_AIM_
List every line in this data where the string "matplotlib" occurs.

_DATASET EXTRACT_
────────────────

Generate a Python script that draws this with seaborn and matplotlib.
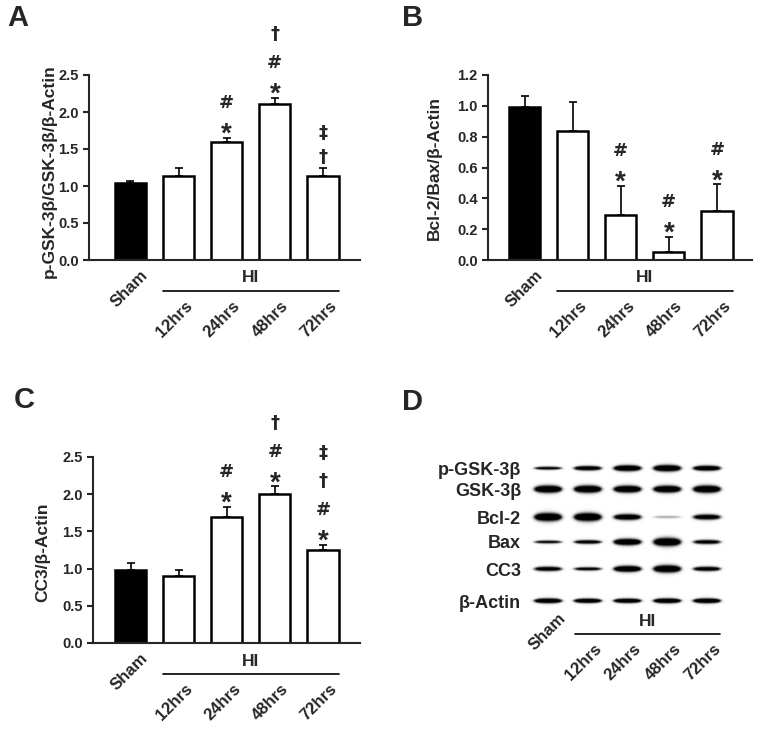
import matplotlib.pyplot as plt
import matplotlib.transforms as mtransforms
import numpy as np
import pandas as pd
import seaborn as sns

sns.set_style('ticks')
plt.rcParams['font.family'] = ['Liberation Sans', 'DejaVu Sans']
plt.rcParams['font.weight'] = 'bold'

groups = ['Sham', '12hrs', '24hrs', '48hrs', '72hrs']
colors = {'Sham': 'black', '12hrs': 'white', '24hrs': 'white', '48hrs': 'white', '72hrs': 'white'}

# panel A: p-GSK-3b / GSK-3b / b-actin
gsk_mean = [1.04, 1.13, 1.60, 2.11, 1.13]
gsk_sem = [0.025, 0.11, 0.05, 0.08, 0.11]
gsk_marks = ['', '', '*#', '*#†', '†‡']

# panel B: Bcl-2 / Bax / b-actin
bcl_mean = [0.995, 0.837, 0.29, 0.054, 0.318]
bcl_sem = [0.07, 0.185, 0.19, 0.096, 0.172]
bcl_marks = ['', '', '*#', '*#', '*#']

# panel C: CC3 / b-actin
cc3_mean = [0.986, 0.90, 1.69, 2.007, 1.245]
cc3_sem = [0.089, 0.086, 0.14, 0.10, 0.075]
cc3_marks = ['', '', '*#', '*#†', '*#†‡']

# panel D: western blot band strength and thickness
blot_rows = ['p-GSK-3β', 'GSK-3β', 'Bcl-2', 'Bax', 'CC3', 'β-Actin']
band_intensity = [[0.75, 0.9, 1.0, 1.0, 0.95],
                  [1.0, 1.0, 1.0, 1.0, 1.0],
                  [1.0, 1.0, 0.9, 0.3, 0.85],
                  [0.7, 0.8, 1.0, 1.0, 0.8],
                  [0.85, 0.75, 1.0, 1.0, 0.85],
                  [1.0, 1.0, 1.0, 1.0, 1.0]]
band_thick = [[1.8, 2.5, 3.2, 3.5, 2.8],
              [4.0, 4.0, 3.8, 3.8, 4.0],
              [4.5, 4.5, 3.3, 1.5, 3.0],
              [1.8, 2.2, 3.5, 4.5, 2.4],
              [2.5, 2.0, 3.3, 4.0, 2.5],
              [2.6, 2.4, 2.4, 2.6, 2.6]]
row_y = [13, 34, 62, 87, 114, 146]

fig = plt.figure(figsize=(7.62, 7.30), dpi=100)
W, H = 762, 730

# visual centre of each stacked mark above the error bar (px), glyph centre above baseline
mark_centres = [12, 36, 64, 92]
mark_style = {'*': ('Liberation Sans', 20, 16),
              '#': ('DejaVu Sans', 13, 6.5),
              '†': ('DejaVu Sans', 13, 5.5),
              '‡': ('DejaVu Sans', 13, 5.5)}


def group_labels(ax, shift=0):
    for i, g in enumerate(groups):
        off = (10, -8 + shift) if i == 0 else (6, -38 + shift)
        ax.annotate(g, xy=(i, 0), xycoords=('data', 'axes fraction'), xytext=off,
                    textcoords='offset pixels', rotation=45, rotation_mode='anchor',
                    ha='right', va='top', fontsize=12, fontweight='bold')
    ax.annotate('HI', xy=(2.5, 0), xycoords=('data', 'axes fraction'), xytext=(0, -18 + shift),
                textcoords='offset pixels', ha='center', va='center', fontsize=12.5, fontweight='bold')
    tr = mtransforms.offset_copy(ax.get_xaxis_transform(), fig=fig, y=-31 + shift, units='dots')
    ax.plot([0.675, 4.325], [0, 0], transform=tr, color='black', lw=1.2, clip_on=False)


def bar_panel(rect, mean, sem, marks, ylabel, ymax, ystep, xlim, label_xy):
    ax = fig.add_axes([rect[0] / W, 1 - rect[3] / H, (rect[2] - rect[0]) / W, (rect[3] - rect[1]) / H])
    df = pd.DataFrame({'group': groups, 'value': mean})
    sns.barplot(data=df, x='group', y='value', hue='group', palette=colors, legend=False,
                errorbar=None, width=0.65, edgecolor='black', linewidth=1.8, ax=ax)
    ax.errorbar(range(len(groups)), mean, yerr=[np.zeros(len(sem)), sem], fmt='none',
                ecolor='black', elinewidth=1.2, capsize=3, capthick=1.2, zorder=3)
    for i, m in enumerate(marks):
        for k, s in enumerate(m):
            fam, size, mid = mark_style[s]
            ax.annotate(s, xy=(i, mean[i] + sem[i]), xytext=(0, mark_centres[k] - mid),
                        textcoords='offset pixels', ha='center', va='baseline',
                        fontsize=size, fontweight='bold', family=[fam, 'DejaVu Sans'])
    sns.despine(ax=ax)
    for s in ['left', 'bottom']:
        ax.spines[s].set_linewidth(1.5)
    ax.set_ylim(0, ymax)
    ax.set_xlim(*xlim)
    ticks = np.arange(0, ymax + 1e-9, ystep)
    ax.set_yticks(ticks, [f'{t:.1f}' for t in ticks])
    ax.tick_params(axis='y', length=4, width=1.5, labelsize=10.5)
    ax.set_xticks([])
    ax.set_xlabel('')
    ax.set_ylabel(ylabel, fontsize=12.5, fontweight='bold')
    ax.yaxis.set_label_coords(*label_xy)
    group_labels(ax)
    return ax


bar_panel((89, 75, 360, 260), gsk_mean, gsk_sem, gsk_marks, 'p-GSK-3β/GSK-3β/β-Actin',
          2.5, 0.5, (-0.86, 4.77), (-0.12, 0.48))
bar_panel((488, 75, 752, 260), bcl_mean, bcl_sem, bcl_marks, 'Bcl-2/Bax/β-Actin',
          1.2, 0.2, (-0.76, 4.73), (-0.174, 0.5))
bar_panel((93, 457, 360, 643), cc3_mean, cc3_sem, cc3_marks, 'CC3/β-Actin',
          2.5, 0.5, (-0.78, 4.77), (-0.161, 0.49))

# panel D: blot
axd = fig.add_axes([524 / W, 1 - 610 / H, 207 / W, 155 / H])
xs = np.linspace(-0.6, 4.6, 420)
ys = np.linspace(0, 155, 310)
X, Y = np.meshgrid(xs, ys)
img = np.zeros_like(X)
for r, cy in enumerate(row_y):
    for j in range(len(groups)):
        u = (X - j) / 0.36
        taper = np.clip(1 - 0.35 * u ** 2, 0.2, 1)
        d = band_intensity[r][j] * 1.5 * np.exp(-np.abs(u) ** 6) \
            * np.exp(-((Y - cy) / (band_thick[r][j] * taper)) ** 2)
        img = np.maximum(img, d)
img = np.clip(img, 0, 1)
axd.imshow(img, cmap='Greys', vmin=0, vmax=1, extent=(-0.6, 4.6, 155, 0),
           aspect='auto', interpolation='bilinear')
axd.set_xlim(-0.6, 4.6)
axd.set_ylim(155, 0)
axd.set_yticks(row_y, blot_rows)
axd.tick_params(axis='y', length=0, pad=2, labelsize=13)
axd.set_xticks([])
for s in axd.spines.values():
    s.set_visible(False)
group_labels(axd, shift=7)

for letter, x, y in [('A', 7, 4), ('B', 402, 4), ('C', 14, 386), ('D', 402, 388)]:
    fig.text(x / W, 1 - y / H, letter, fontsize=21, fontweight='bold', ha='left', va='top')

fig.savefig('out.png', dpi=100)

────────────────

_ANSWER BELOW_
Generate a Python script that draws this with seaborn and matplotlib.
import matplotlib.pyplot as plt
import matplotlib.transforms as mtransforms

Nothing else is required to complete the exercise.